Risk assessment. It appears that revenues hysteresis to Greek citizens, who are not able to tax evade has started to impact significantly state revenues. The increase of citizens’ debt by 1.5 bios in September should ring the bell to Greece’s leftist government which favours the increase of tax revenues compared to reduction of expenses.
Tsipras needs to run fast and implement the 33 pending actions in order to achieve not only the reimbursement of 2 bios euros but also the recapitalisation of Greek Banks. The latter is absolutely necessary to be completed within November in order to prevent a potential bail-in in 2016.
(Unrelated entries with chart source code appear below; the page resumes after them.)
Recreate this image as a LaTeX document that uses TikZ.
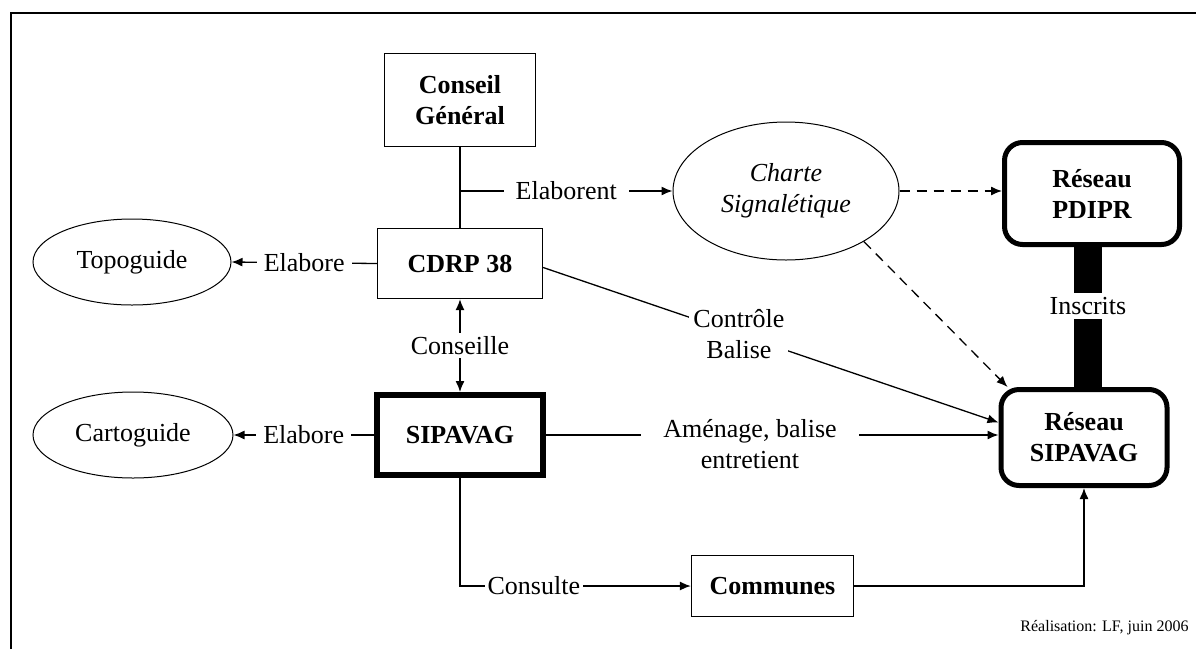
\documentclass[tikz,border=0pt]{standalone}
\usepackage{fontspec}
\setmainfont{Liberation Serif}
\usetikzlibrary{arrows.meta, calc, shapes.geometric}
\newcommand{\TailleTexte}{\fontsize{26}{31}\selectfont}
\tikzset{
  %% ── Boîtes ───────────────────────────────────────────────────────────
  %% Les acteurs sont des rectangles, les réseaux des rectangles arrondis
  %% épais, les documents des ellipses fines.
  boite/.style        = {draw, line width=1.3pt, align=center, inner sep=0pt,
                         font=\TailleTexte\bfseries},
  boiteEpaisse/.style = {boite, line width=6pt},
  reseau/.style       = {boite, line width=5pt, rounded corners=18pt},
  bulle/.style        = {draw, ellipse, line width=1pt, inner sep=0pt,
                         align=center, font=\TailleTexte},
  %%
  %% ── Flèches ──────────────────────────────────────────────────────────
  fleche/.style       = {-{Latex[length=11pt, width=9pt]}, line width=1.3pt},
  flecheDouble/.style = {{Latex[length=11pt, width=9pt]}-{Latex[length=11pt, width=9pt]},
                         line width=1.3pt},
  pointille/.style    = {fleche, dash pattern=on 10pt off 7pt},
  lien/.style         = {line width=1.3pt},
  barre/.style        = {line width=28pt},
  %%
  %% ── Texte ────────────────────────────────────────────────────────────
  %% Une étiquette coupe le trait qu'elle nomme : fond blanc opaque.
  etiquette/.style    = {fill=white, align=center, inner sep=4pt,
                         font=\TailleTexte},
}

\begin{document}
\begin{tikzpicture}[x=1pt, y=-1pt]
\useasboundingbox (0,0) rectangle (1196,649);
\draw[lien] (11,649) -- (11,13) -- (1196,13);

\node[boite, minimum width=151pt, minimum height=93pt] (conseil) at (460,100) {Conseil\\Général};
\node[boite, minimum width=165pt, minimum height=70pt] (cdrp) at (460,263.5) {CDRP 38};
\node[boiteEpaisse, minimum width=166pt, minimum height=80pt] (sipavag) at (460,435) {SIPAVAG};
\node[boite, minimum width=162pt, minimum height=61pt] (communes) at (772.5,586) {Communes};
\node[reseau, minimum width=175pt, minimum height=102pt] (pdipr) at (1092,193.5) {Réseau\\PDIPR};
\node[reseau, minimum width=166pt, minimum height=96pt] (rsip) at (1084,437.5) {Réseau\\SIPAVAG};

\node[bulle, minimum width=226pt, minimum height=138pt, font=\TailleTexte\itshape] (charte) at (786,191) {Charte\\Signalétique};
\node[bulle, minimum width=198pt, minimum height=86pt] (topo) at (132,262) {Topoguide};
\node[bulle, minimum width=200pt, minimum height=86pt] (carto) at (133,435) {Cartoguide};

\draw[lien] (conseil) -- (cdrp);
\coordinate (jonction) at (conseil.south |- charte.west);
\draw[fleche] (jonction) -- node[etiquette, inner xsep=12pt] (elaborent) {Elaborent} (charte.west);

\draw[fleche] (cdrp.west) -- node[etiquette, inner xsep=7pt] (elabTopo) {Elabore} (topo.east);
\draw[fleche] (sipavag.west) -- node[etiquette, inner xsep=7pt] (elabCarto) {Elabore} (carto.east);
\draw[flecheDouble] (sipavag.north) -- node[etiquette, inner ysep=3pt] (conseille) {Conseille} (cdrp.south);

\draw[fleche] ([yshift=-4pt]cdrp.east) -- node[etiquette, pos=0.43] (controle) {Contrôle\\Balise} ([yshift=15pt]rsip.west);
\draw[fleche] (sipavag.east) -- (sipavag.east -| rsip.west);
\node[etiquette, inner xsep=22pt, inner ysep=2pt] (amenage) at (750,444) {Aménage, balise\\entretient};

\draw[pointille] (charte.east) -- (charte.east -| pdipr.west);
\draw[pointille] (charte.-33) -- ([xshift=9pt]rsip.north west);

\coordinate (milieu) at ($(pdipr.south)!0.5!(rsip.north)$);
\draw[barre] (pdipr.south -| milieu) -- node[etiquette, pos=0.42, inner xsep=2pt] (inscrits) {Inscrits} (rsip.north -| milieu);

\draw[fleche] (sipavag.south) |- node[etiquette, pos=0.66, inner sep=3pt] (consulte) {Consulte} (communes.west);
\draw[fleche] (communes.east) -| (rsip.south);

\node[anchor=east, font=\fontsize{16}{19}\selectfont] (credit) at (1192,628) {Réalisation: LF, juin 2006};
\end{tikzpicture}
\end{document}
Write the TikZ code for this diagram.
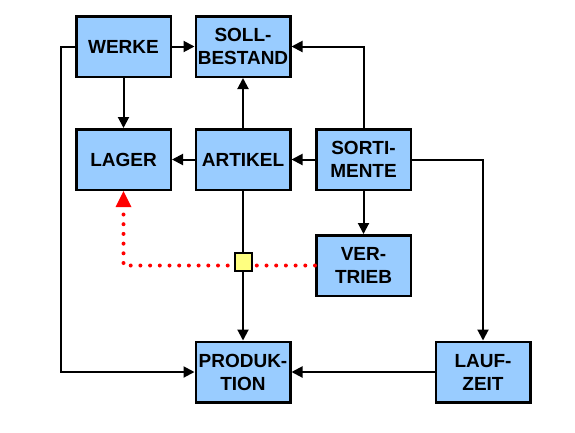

However, the Greek government consumes valuable time to an endless discussion regarding ‘equivalent measures’, which will never be found. Although it is fair to expand the existing tax base and include certain parts of economy (black economy, farmers, islands) which traditionally don’t contribute to state revenues as part of clientelism, the majority of Greek taxpayers (employees, pensioners, entrepreneurship etc) need relaxation of tax burden.
As it has been stated before, the reduction of pension system’s expenditure, in fair terms, appears as the only way to reduce tax burden, which will also allow local economy to grow. Actually, the bottom line of the new, additional taxation on existing pensions is translated to pensions’ cuts, anyway.